Teng nong, misi, serangan krisis eksistensinya, Teteh, Aa~

Ada satu fase, Jose Arcadio Buendia, godfather dari keturunannya yang sengsara, sadar bahwa waktu tidak pernah berlalu dan dia bersikeras akan pernyataannya itu hingga frustrasi dan menghancurkan barang-barang di rumah. Diikatnya dia di batang pohon kastanye karena semua orang sepakat dia gila. Padahal orang lain belum tentu waras. Apa benar waktu bergerak terus seperti yang kita percaya? Kalau begitu, kenapa kita yang berada di rodanya tidak beralih maju? Kenapa kita tidak bosan-bosan buat membikin kesalahan yang sama?

Mulanya, seperti yang juga umum dipahami sekarang, waktu bersifat mutlak. Kemudian, ketika dipahami juga bahwa waktu relatif, terdapat pengertian alternatif. Yang mana disepakati juga oleh Arcadio Buendia, satu-satunya orang yang tersadar di Macondo. Mendefinisikannya lagi, waktu adalah akibat dari terjadinya perubahan, bukan karena ia sendiri berjalan. Waktu berjalan karena pergantian siang dan malam. Karena kaktusmu membusuk. Karena rambutmu memanjang lagi. Karena kamu berpindah dari pangkuan ibumu dalam mukena yang hangat ke ubin kosan yang dingin, sendirian, ketika pandemi, terikat kuliah.

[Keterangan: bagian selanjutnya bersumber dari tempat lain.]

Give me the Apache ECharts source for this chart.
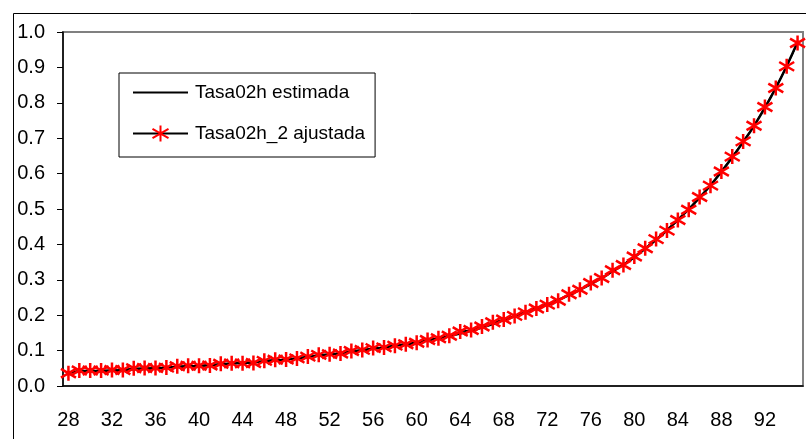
<!DOCTYPE html>
<html>
<head>
<meta charset="utf-8">
<script src="https://cdn.jsdelivr.net/npm/echarts@6/dist/echarts.min.js"></script>
<style>html,body{margin:0;padding:0;background:#fff;}#c{width:806px;height:439px;}</style>
</head>
<body>
<div id="c"></div>
<script>
var ages = [];
for (var a = 28; a <= 95; a++) ages.push(String(a));

var estimada = [0.038,0.040,0.041,0.042,0.043,0.045,0.047,0.048,0.050,0.052,
  0.054,0.055,0.057,0.059,0.061,0.063,0.065,0.067,0.070,0.072,
  0.075,0.078,0.082,0.086,0.089,0.093,0.097,0.101,0.105,0.109,
  0.114,0.118,0.123,0.129,0.135,0.141,0.148,0.156,0.165,0.175,
  0.186,0.197,0.208,0.219,0.230,0.243,0.257,0.272,0.288,0.305,
  0.324,0.343,0.364,0.388,0.413,0.440,0.469,0.500,0.532,0.567,
  0.605,0.646,0.689,0.735,0.786,0.842,0.904,0.972];

var ajustada = [0.036,0.044,0.044,0.044,0.045,0.045,0.050,0.051,0.051,0.052,
  0.056,0.057,0.057,0.058,0.063,0.064,0.064,0.065,0.071,0.074,
  0.075,0.078,0.083,0.088,0.090,0.092,0.099,0.102,0.107,0.109,
  0.114,0.118,0.122,0.130,0.135,0.142,0.154,0.158,0.168,0.180,
  0.188,0.198,0.208,0.219,0.230,0.241,0.259,0.272,0.291,0.305,
  0.327,0.342,0.366,0.389,0.415,0.439,0.469,0.498,0.534,0.566,
  0.606,0.648,0.691,0.735,0.788,0.842,0.903,0.969];

var seriesNames = ['Tasa02h estimada', 'Tasa02h_2 ajustada'];

var FONT = '"Liberation Sans", Arial, sans-serif';
var chart = echarts.init(document.getElementById('c'), null, {renderer: 'canvas'});
chart.setOption({
  animation: false,
  backgroundColor: '#ffffff',
  graphic: [{
    type: 'rect', left: 11, top: 11,
    shape: {width: 820, height: 460},
    style: {fill: 'none', stroke: '#000', lineWidth: 1},
    z: -10, silent: true
  }],
  grid: {left: 63, top: 32, right: 3, bottom: 53, show: true, borderColor: '#808080', borderWidth: 2, containLabel: false},
  legend: {
    orient: 'vertical', left: 119, top: 73,
    padding: [10, 10, 14, 13],
    itemWidth: 55, itemHeight: 20, itemGap: 22,
    backgroundColor: '#fff',
    borderColor: '#000', borderWidth: 1,
    textStyle: {fontFamily: FONT, fontSize: 19, color: '#000', padding: [0, 0, 0, 2]},
    data: seriesNames
  },
  xAxis: {
    type: 'category', data: ages, boundaryGap: true,
    axisLine: {lineStyle: {color: '#000', width: 1.5}},
    axisTick: {interval: 4, length: 6, lineStyle: {color: '#000'}},
    axisLabel: {interval: 3, margin: 24, fontFamily: FONT, fontSize: 20, color: '#000'},
    splitLine: {show: false}
  },
  yAxis: {
    type: 'value', min: 0, max: 1, interval: 0.1,
    axisLine: {show: true, lineStyle: {color: '#000', width: 1.5}},
    axisTick: {show: true, length: 6, lineStyle: {color: '#000'}},
    axisLabel: {margin: 18, fontFamily: FONT, fontSize: 20, color: '#000',
      formatter: function (v) { return v.toFixed(1); }},
    splitLine: {show: false}
  },
  series: [{
    name: seriesNames[0], type: 'line', data: estimada, smooth: true,
    symbol: 'circle', showSymbol: false,
    lineStyle: {color: '#000', width: 2.5},
    itemStyle: {color: 'rgba(0,0,0,0)', borderWidth: 0}, z: 2
  }, {
    name: seriesNames[1], type: 'line', data: ajustada,
    symbol: 'path://M6,0L6,12M0,2.5L12,9.5M0,9.5L12,2.5', symbolSize: [15, 15],
    showAllSymbol: true,
    lineStyle: {color: '#000', width: 1.5},
    itemStyle: {color: '#ff0000', borderColor: '#ff0000', borderWidth: 2.5},
    z: 3
  }]
});
</script>
</body>
</html>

Namun, kita berubah sekaligus mentok seperti tiap anak bernama Aureliano yang pacaran inses dengan bibinya. Itu terjadi terus dari generasi ke generasi Buendia. Kita menua sekaligus jalan di tempat seperti penolakan Amaranta terhadap setiap laki-laki yang dicintainya. Hidup seolah jalan memutar yang sejauh apapun kita melangkah, kita tetap tidak kemana-mana.

Melihat diri sendiri, saya tak ubahnya ibu semasa muda. Ada kesialan serupa yang sama-sama kami jumpai. Seingin apapun menjauhi kemiripan itu, saya tidak pernah kemana-mana. Bak Aureliano terakhir yang diterbangkan angin, kehidupan ibu akan selesai. Mungkin dia akan hidup beberapa waktu di ingatan anaknya (tentang betapa baiknya ia mengirimi uang tambahan), tapi pada akhirnya tubuh dan benak saya juga akan membusuk. Kami tenggelam dalam ketidakberadaan. Lalu yang tersisa, kalau saya punya anak, hanyalah siklus itu.

Perputaran yang dirayakan terus menerus oleh para pemain dalam buku One Hundred Years of Solitude kadang bikin gregetan sampai ingin bilang wei, kemarin bapakmu udah begitu juga, jadi hidupnya sial. Kamu belajar dari masa lalu dong. Namun apakah itu murni kesalahan mereka, apakah mereka benar-benar sadar melakukannya?